MOSCOW (Reuters) - Russia’s rouble suffered its biggest daily fall in over three years on Monday and stocks in major Russian companies also slid, as investors reacted to a new round of U.S. sanctions targeting some of Russia’s biggest tycoons.
The sanctions, announced on Friday, target officials and businesspeople around President Vladimir Putin in an aggressive response to alleged Russian meddling in the 2016 U.S. election.
The impact of the new measures could threaten Russia’s fragile economic recovery, which was only just beginning to take hold after a wave of sanctions against Russia introduced in response to its annexation of Crimea in 2014.
Russia’s currency briefly dipped more than 4 percent before recovering slightly to trade at 60.31 to the dollar at 1512 GMT, down 3.67 percent, its biggest daily percentage fall since January 2015.
Shares in Russia’s two biggest banks, Sberbank and VTB fell 17.3 and 9.1 percent respectively. State-owned Sberbank is traditionally seen as a barometer for the wider health of the Russian economy.
On equities markets, Russian aluminium tycoon Oleg Deripaska saw the share price of one of his companies halve after he joined six other so-called “oligarchs” sanctioned together with their businesses, as well as 17 political figures.
The dollar-denominated RTS index was down 11.2 percent and the rouble-based MOEX Russian index fell by 7.7 percent - to their lowest levels since September and November respectively.
Kremlin spokesman Dmitry Peskov said Moscow was watching events on the markets closely but that an assessment of the impact of the sanctions would take time.
“The situation is pretty egregious from the point of view of legality, it tramples on all kinds of norms, and so a thorough analysis is necessary,” Peskov said.
United Company Rusal Plc, at the heart of Deripaska’s global aluminium empire, saw the price of its shares listed in Hong Kong fall over 50 percent.
Rusal said in a statement that the impact of sanctions could trigger technical defaults on some of its debts.

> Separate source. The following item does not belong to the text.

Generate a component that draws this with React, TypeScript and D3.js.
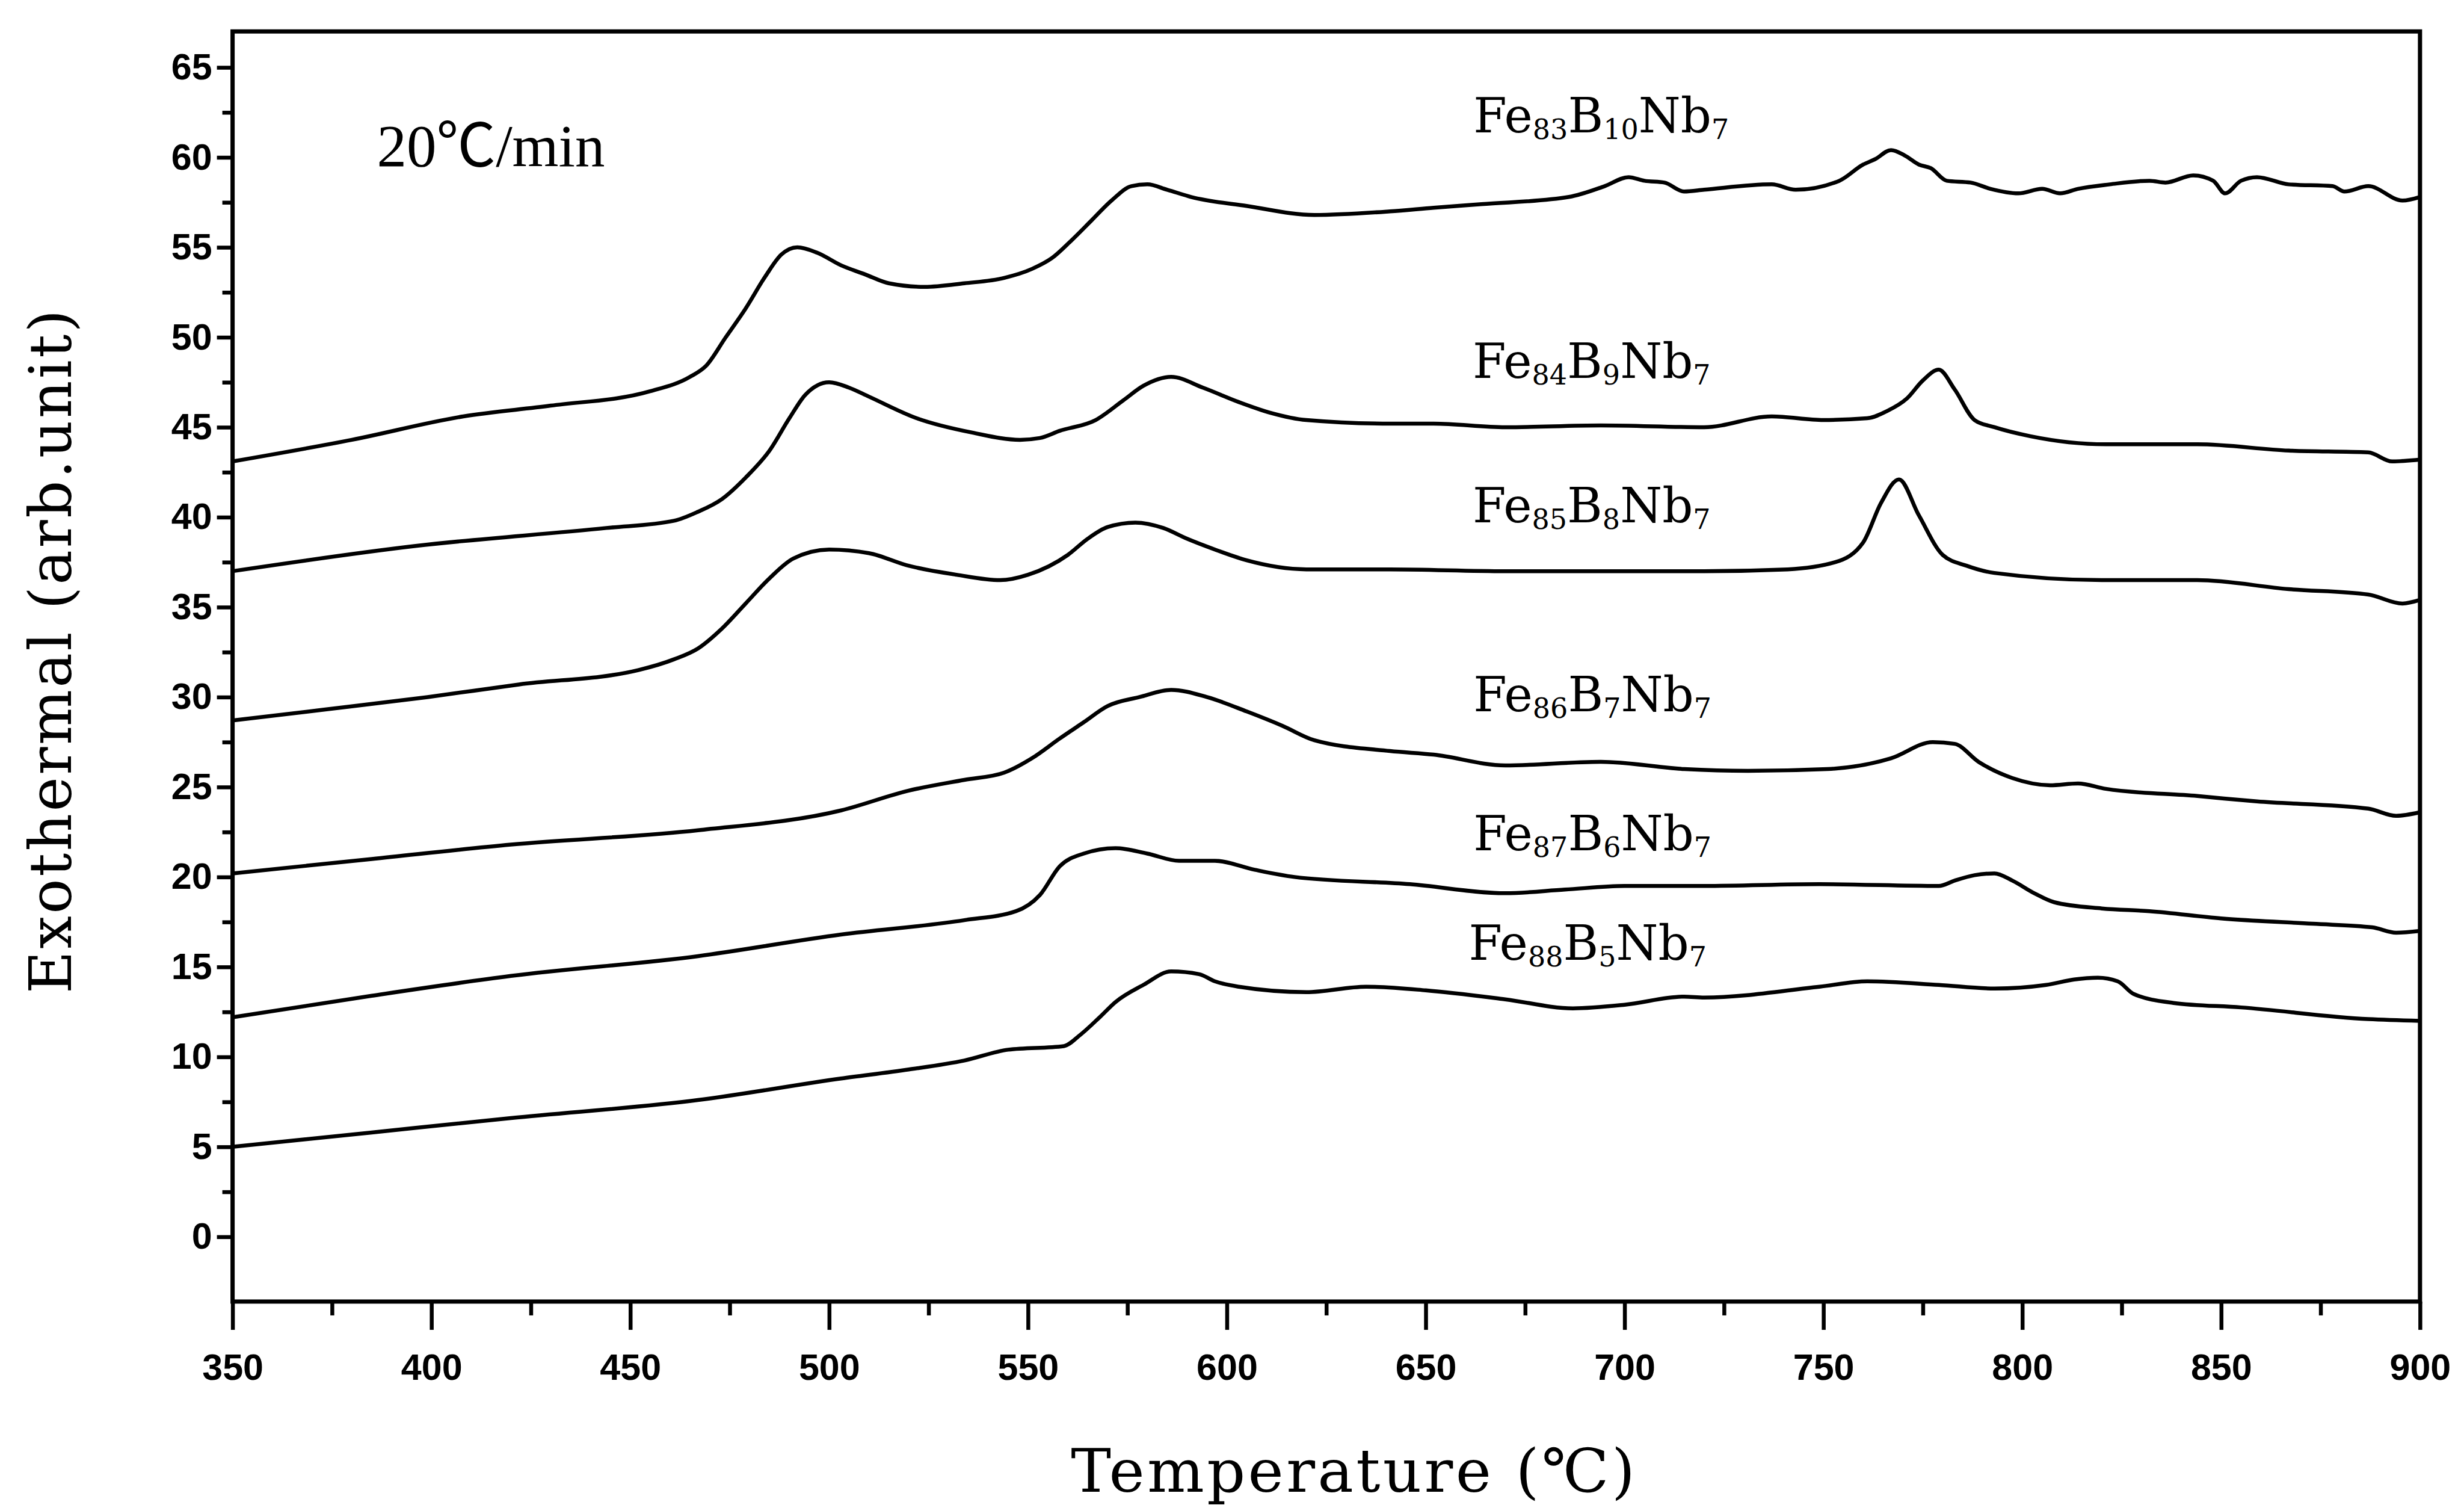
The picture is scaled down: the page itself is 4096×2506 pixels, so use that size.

Its dollar-denominated bonds fell hard on default fears, while its Moscow-listed shares tumbled 27.7 percent.
“Rusal will probably have to be bailed out by Russian state banks,” analysts at TS Lombard wrote, adding that Deripaska may also be forced to sell his stake in Norilsk Nickel, losing a drawn-out battle with Vladimir Potanin for control of the metals giant.
Three private jets that are linked to Deripaska’s family, according to Russian media reports, have returned to Moscow in the past few days, flight tracking services showed.
The sanctions mean Russian companies face the prospect of losing access to the U.S. market, which accounted for around 14 percent of Rusal’s revenue last year, according to analysts at Promsvyazbank.
But Russian firms could also run into trouble in other markets as investment partners pull out to reduce exposure.
The Swiss engineering company Sulzer decided to buy back 5 million of its own shares from Renova Group at an emergency board meeting on Sunday, to reduce Renova’s holding to below 49 percent. Viktor Vekselberg, Renova’s Russian chairman, was included on the sanctions list on Friday.
Though Russian gas giant Gazprom was not sanctioned, Alexei Miller, its chief executive, was included on the U.S. list. That could create complicated legal dilemmas for Gazprom’s many foreign partner companies.
Most are under EU jurisdiction, but they will not want to fall foul of U.S. legislation either.
Russian Prime Minister Dmitry Medvedev on Monday ordered his government to prepare measures to support sanctioned Russian entities and to draw up possible retaliatory steps.
However, Russia may find it difficult to respond in kind by imposing sanctions on U.S. businesses since few of them have significant Russian exposure.
Russian companies not under sanctions are also taking a hit. Steel miner Evraz was the biggest faller on the FTSE 100 on Monday, down 8 percent, while gold producer Polyus saw its 2023 dollar bond issue plumbing a record low.
Russia’s sovereign dollar bonds fell across the curve, with its September 2043 eurobond falling to a five-day low.
The cost of insuring exposure to Russian debt also rose on Monday to its highest since mid-December, IHS Markit data showed.